I’ve managed to conquer yet another mini-milestone in the form of a birthday. Looking back, I remember my father hitting various points in life as he aged, and I can state without any doubt whatsoever that I view those happenings much differently today than in years past.
Yesterday, my ten-year-old daughter quizzically shouted, “Wow Dad, you’re really old!”
“Compared to you I’m ancient, but much younger than Mickey Mouse and Donald Duck.”
My wife Marea ignores my attained age and instead is planning for a small group of us to have dinner at an upscale restaurant Monday night. I thought since it’s my birthday, we could stay home, have a BBQ and maybe watch the presidential debate and some football.
My request was simply ignored and I will be going out to dinner.
I also have a trifling issue with gifts. Unlike Marea, who will drop hints about gifts she would like to receive, I unequivocally stress my desire for a gift-less birthday.
My gift list is quite basic: a healthy loving family.
What are my expectations?
Taylor will probably make me a present I’ll cherish forever; Marea will pick me up some new clothes I don’t need; and my sons will buy me golf balls that will vanish a few weeks from now.
I shared a better idea. “You should pool your gift dollars, buy me one share of the SPDR Dow Jones Industrial Average ETF (DIA) every year, and we’ll watch it grow over time.
Another battle lost.
When thinking of milestones, my parents really only had one retirement landmark date, and that was at age 65. My father retired from Raytheon (where he worked his entire married life), filed for original Medicare (Parts A and B), and signed up for full Social Security benefits. Raytheon also provided them with a pension and a high end supplemental insurance policy that also included prescription drug coverage.

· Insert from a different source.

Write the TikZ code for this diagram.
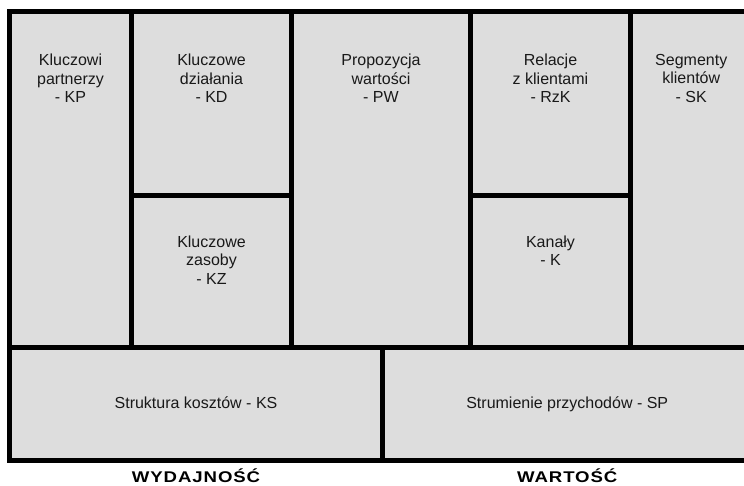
\documentclass[tikz,border=0pt]{standalone}
\usepackage{fontspec}
\setmainfont{Liberation Sans}
\definecolor{cellgray}{HTML}{DDDDDD}

\begin{document}
\begin{tikzpicture}[x=1pt, y=-1pt,
  every node/.style={font=\fontsize{16}{18.5}\selectfont, text=black!90,
                     align=center, inner sep=0pt},
  cell/.style={fill=cellgray, draw=black, line width=5pt},
  sumlabel/.style={font=\fontsize{15.5}{18}\selectfont\bfseries\addfontfeature{FakeStretch=1.2,LetterSpace=6},
                   text=black, anchor=base}]

\useasboundingbox (0,0) rectangle (744,486);
\clip (0,0) rectangle (744,486);

\def\xL{9.5}    %% left edge
\def\xA{131.5}  %% KP | KD
\def\xB{291.5}  %% KD | PW
\def\xC{470.5}  %% PW | RzK
\def\xD{630.5}  %% RzK | SK
\def\xR{752}    %% right edge (cut off)
\def\xS{382.5}  %% KS | SP
\def\yT{12}     %% top edge
\def\yS{195.5}  %% KD/KZ and RzK/K split
\def\yM{347}    %% upper | lower row
\def\yB{460}    %% bottom edge

%% ── Upper row ────────────────────────────────────────────────────────────────
\draw[cell] (\xL,\yT) rectangle (\xA,\yM);
\draw[cell] (\xA,\yT) rectangle (\xB,\yS);
\draw[cell] (\xA,\yS) rectangle (\xB,\yM);
\draw[cell] (\xB,\yT) rectangle (\xC,\yM);
\draw[cell] (\xC,\yT) rectangle (\xD,\yS);
\draw[cell] (\xC,\yS) rectangle (\xD,\yM);
\draw[cell] (\xD,\yT) rectangle (\xR,\yM);

\node[anchor=north] (kp)  at ({(\xL+\xA)/2}, 54) {Kluczowi\\partnerzy\\- KP};
\node[anchor=north] (kd)  at ({(\xA+\xB)/2}, 54) {Kluczowe\\działania\\- KD};
\node[anchor=north] (pw)  at ({(\xB+\xC)/2}, 54) {Propozycja\\wartości\\- PW};
\node[anchor=north] (rzk) at ({(\xC+\xD)/2}, 54) {Relacje\\z klientami\\- RzK};
\node[anchor=north] (sk)  at ({(\xD+\xR)/2}, 54) {Segmenty\\klientów\\- SK};

\node[anchor=north] (kz)  at ({(\xA+\xB)/2}, 235.5) {Kluczowe\\zasoby\\- KZ};
\node[anchor=north] (kan) at ({(\xC+\xD)/2}, 235.5) {Kanały\\- K};

%% ── Lower row ────────────────────────────────────────────────────────────────
\draw[cell] (\xL,\yM) rectangle (\xS,\yB);
\draw[cell] (\xS,\yM) rectangle (\xR,\yB);

\node[anchor=base] (ks) at ({(\xL+\xS)/2}, 408) {Struktura kosztów - KS};
\node[anchor=base] (sp) at ({(\xS+\xR)/2}, 408) {Strumienie przychodów - SP};

%% ── Summary labels ───────────────────────────────────────────────────────────
\node[sumlabel] (wyd)  at ({(\xL+\xS)/2}, 482) {WYDAJNOŚĆ};
\node[sumlabel] (wart) at ({(\xS+\xR)/2}, 482) {WARTOŚĆ};

\end{tikzpicture}
\end{document}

In our complex world, we have a variety of important dates to ponder.
- AARP membership
- Auto insurers begin to offer insurance discounts
- Sweat glands shrink leading to a reduction in sweat
- Note that $300,000 in retirement savings with additions of $12,000 annually,
growing at 6% will generate $1,166,670 at age 67
Age 59 1/2:
- IRA assets may be withdrawn without penalty but there will be tax consequences
- The brain loses 50,000 neurons per day
- Theatre discounts
- Experience fewer colds
- Note that $600,000 in retirement savings with additions of $12,000 annually, growing at 6% will generate $1,008,948 at age 67
- Earliest age to file for Social Security benefits
- Payments will be reduced by some 25% of full benefit amount
- Likely to also negatively impact survivor benefits
- Eligible for Medicare benefits
- A 50% reduction in taste buds
- One in three seniors experience hearing loss
Age 66 or 67:
- Qualify for full Social Security benefits
- An affluent 66-year old couple may earn $47,940 annually in Social Security payments
leading to a total of $1,728,237 in gross lifetime benefits
- Average American couple currently earns $26,112 annually in benefits
- Eligible for maximum Social Security benefits
- Seniors are generally happier than the rest of us
(For more info on how we change with age as highlighted above, see “Aging Carefully: 9 Things That Happen to Your Body (Some Aren’t So Bad!)” at https://health.ucsd.edu/news/features/Pages/2015-08-31-listicle-aging.aspx).
Life is undeniably more complicated nowadays, but if we take the time to plan for the future, everything will fall into place for the person you see in the mirror. Just wondering, do you picture yourself as that person you observe in the mirror every day?
As far as my big day is concerned, I’ll have dinner with family and a couple of good friends. Plus, next weekend I’ll probably be wearing a new golf shirt and have a pocket full of new golf balls.
And finally, according to HistoryNet, Senator Kennedy and Vice President Nixon participated in the nation’s first televised debate on September 26, 1960.